Ampliou-se lista da irresponsabilidade e os britânicos retribuíram com exclusão de Portugal da lista dos corredores verdes, remetendo a nação para um exercício político que alterna entre os ziguezagues e os solavancos, qualquer um dos dois, incómodos para a coluna vertebral, para quem a tem ou tenta manter.
Portugal está na lista amarela, dizem. Há muito que, em demasiadas coisas da gestão da res publica, estamos no semáforo vermelho ou na lista negra. Mais coluna, senso e visão, além da espuma dos dias, evitávamos a profusão de listas e o Portugal às listas, às vezes por inação, outras por estarmos de cócoras, dentro e fora do território. Os princípios, os valores e a democracia estão com demasiadas mutações, por gente de todas as estirpes. No fim, pagam os de sempre, medram os populismos.
Notas Finais
Passadeiras. Governar está a transformar-se num leilão em que o interesse geral, a floresta das realidades, é sacrificada por interesses particulares, nichos eleitorais e imposições de gosto de alguns em relação ao todo, sem pingo de respeito pela diversidade. O problema é que a pulverização promovida pelas soluções governativas e pelas oportunidades geradas aos populismos vão fazer chegar o registo ao nível local. Nos Açores já está em vigor.

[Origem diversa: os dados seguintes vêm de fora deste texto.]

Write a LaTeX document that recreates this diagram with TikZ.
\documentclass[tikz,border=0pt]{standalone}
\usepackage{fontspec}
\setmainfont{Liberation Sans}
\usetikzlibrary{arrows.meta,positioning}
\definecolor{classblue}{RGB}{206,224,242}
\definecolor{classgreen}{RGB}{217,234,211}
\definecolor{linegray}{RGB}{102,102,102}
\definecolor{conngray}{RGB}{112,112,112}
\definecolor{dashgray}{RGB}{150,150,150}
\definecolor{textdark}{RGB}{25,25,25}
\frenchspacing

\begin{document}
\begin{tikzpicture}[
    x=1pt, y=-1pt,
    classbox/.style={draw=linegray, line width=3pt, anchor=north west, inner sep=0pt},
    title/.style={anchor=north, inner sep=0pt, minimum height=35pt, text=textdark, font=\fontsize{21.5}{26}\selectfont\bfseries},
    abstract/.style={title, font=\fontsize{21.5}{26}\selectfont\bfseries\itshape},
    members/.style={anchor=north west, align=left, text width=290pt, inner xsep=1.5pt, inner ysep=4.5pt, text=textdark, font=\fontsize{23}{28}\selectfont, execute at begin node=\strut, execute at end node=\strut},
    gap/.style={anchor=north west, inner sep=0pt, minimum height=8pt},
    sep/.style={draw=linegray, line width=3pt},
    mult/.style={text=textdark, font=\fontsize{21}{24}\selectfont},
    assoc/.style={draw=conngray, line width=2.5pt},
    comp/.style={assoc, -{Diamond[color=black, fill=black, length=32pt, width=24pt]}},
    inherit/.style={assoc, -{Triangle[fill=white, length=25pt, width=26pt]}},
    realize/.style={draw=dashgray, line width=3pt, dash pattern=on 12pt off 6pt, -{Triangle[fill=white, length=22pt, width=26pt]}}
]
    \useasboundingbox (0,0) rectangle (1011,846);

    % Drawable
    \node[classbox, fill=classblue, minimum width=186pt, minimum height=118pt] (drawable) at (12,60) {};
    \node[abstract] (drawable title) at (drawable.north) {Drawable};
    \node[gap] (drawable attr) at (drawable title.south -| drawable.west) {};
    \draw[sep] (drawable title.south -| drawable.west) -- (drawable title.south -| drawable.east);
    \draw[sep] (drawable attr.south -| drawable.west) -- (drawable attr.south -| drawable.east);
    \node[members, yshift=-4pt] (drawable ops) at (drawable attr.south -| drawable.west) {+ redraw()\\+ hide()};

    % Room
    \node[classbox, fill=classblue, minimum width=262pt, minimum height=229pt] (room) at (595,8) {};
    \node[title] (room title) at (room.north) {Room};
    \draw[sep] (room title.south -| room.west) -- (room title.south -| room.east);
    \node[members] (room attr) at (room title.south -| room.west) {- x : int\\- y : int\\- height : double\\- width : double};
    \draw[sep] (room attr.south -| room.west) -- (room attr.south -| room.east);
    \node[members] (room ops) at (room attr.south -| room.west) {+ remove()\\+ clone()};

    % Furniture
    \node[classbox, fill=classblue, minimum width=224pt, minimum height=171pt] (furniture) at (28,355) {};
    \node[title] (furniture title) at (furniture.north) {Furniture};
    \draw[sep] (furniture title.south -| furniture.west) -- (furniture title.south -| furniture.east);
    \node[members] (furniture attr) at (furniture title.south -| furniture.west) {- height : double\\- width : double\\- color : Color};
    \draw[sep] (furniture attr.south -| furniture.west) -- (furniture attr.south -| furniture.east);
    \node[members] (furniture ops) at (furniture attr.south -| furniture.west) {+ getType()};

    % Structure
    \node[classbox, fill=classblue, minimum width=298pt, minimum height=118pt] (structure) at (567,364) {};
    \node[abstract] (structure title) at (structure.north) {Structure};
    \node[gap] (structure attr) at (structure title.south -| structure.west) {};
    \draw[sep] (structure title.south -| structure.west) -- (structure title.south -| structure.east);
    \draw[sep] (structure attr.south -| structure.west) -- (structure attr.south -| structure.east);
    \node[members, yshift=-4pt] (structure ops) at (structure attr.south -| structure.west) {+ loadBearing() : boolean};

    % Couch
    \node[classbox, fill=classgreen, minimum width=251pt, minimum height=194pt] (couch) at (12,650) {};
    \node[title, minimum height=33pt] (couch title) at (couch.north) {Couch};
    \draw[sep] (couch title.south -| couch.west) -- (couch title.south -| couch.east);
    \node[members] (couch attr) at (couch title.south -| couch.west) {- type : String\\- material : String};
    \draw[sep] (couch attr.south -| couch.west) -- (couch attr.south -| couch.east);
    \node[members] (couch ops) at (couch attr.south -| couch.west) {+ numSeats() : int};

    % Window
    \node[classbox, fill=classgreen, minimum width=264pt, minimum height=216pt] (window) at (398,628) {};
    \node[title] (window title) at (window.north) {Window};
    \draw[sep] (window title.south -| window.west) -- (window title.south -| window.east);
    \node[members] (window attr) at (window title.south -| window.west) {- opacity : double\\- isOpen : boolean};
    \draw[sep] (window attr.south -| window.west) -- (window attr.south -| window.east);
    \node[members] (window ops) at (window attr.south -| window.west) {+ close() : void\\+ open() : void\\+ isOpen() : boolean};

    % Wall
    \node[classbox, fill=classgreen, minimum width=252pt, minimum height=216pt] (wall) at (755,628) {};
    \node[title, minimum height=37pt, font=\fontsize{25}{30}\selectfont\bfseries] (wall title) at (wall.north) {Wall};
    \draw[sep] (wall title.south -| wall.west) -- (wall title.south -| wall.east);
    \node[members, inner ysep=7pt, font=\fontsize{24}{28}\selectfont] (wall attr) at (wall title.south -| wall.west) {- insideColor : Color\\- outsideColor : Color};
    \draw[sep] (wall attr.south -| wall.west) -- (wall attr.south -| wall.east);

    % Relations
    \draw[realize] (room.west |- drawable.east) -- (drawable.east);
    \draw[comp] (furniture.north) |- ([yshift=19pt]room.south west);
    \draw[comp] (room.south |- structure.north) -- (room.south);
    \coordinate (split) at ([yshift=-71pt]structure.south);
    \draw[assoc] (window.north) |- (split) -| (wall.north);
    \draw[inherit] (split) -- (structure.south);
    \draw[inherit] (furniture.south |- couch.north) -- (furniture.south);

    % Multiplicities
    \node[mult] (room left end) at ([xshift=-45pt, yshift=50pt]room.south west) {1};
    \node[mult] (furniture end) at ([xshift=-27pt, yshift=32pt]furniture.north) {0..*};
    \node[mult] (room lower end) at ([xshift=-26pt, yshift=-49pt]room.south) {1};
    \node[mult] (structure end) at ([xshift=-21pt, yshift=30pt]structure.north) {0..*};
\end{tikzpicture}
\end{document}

Zebras. Depois de tantas expressões de unilateralismo é positivo que o G7 tenha aprovado a aplicação de uma taxa mínima de 15% sobre empresas que atuam a nível global como a Google, Facebook e a Amazon. As dinâmicas globais precisam de respostas multilaterais globais. O princípio é positivo, a aplicação vai confrontar-se com os interesses particulares, os egoísmos nacionais que, no caso da Irlanda, até tem o ministro das finanças a presidir ao Eurogrupo.
Mira Técnica. O funcionamento do mercado pode ser selvagem. Agora, ter um regulador do mercado selvagem é mais uma singularidade nacional. Com o leilão do 5G em curso (100 dias!!!), o regulador ANACOM resolveu mudar as regras do jogo a meio. É um misto entre selvajaria e incompetência, perante a complacência da República.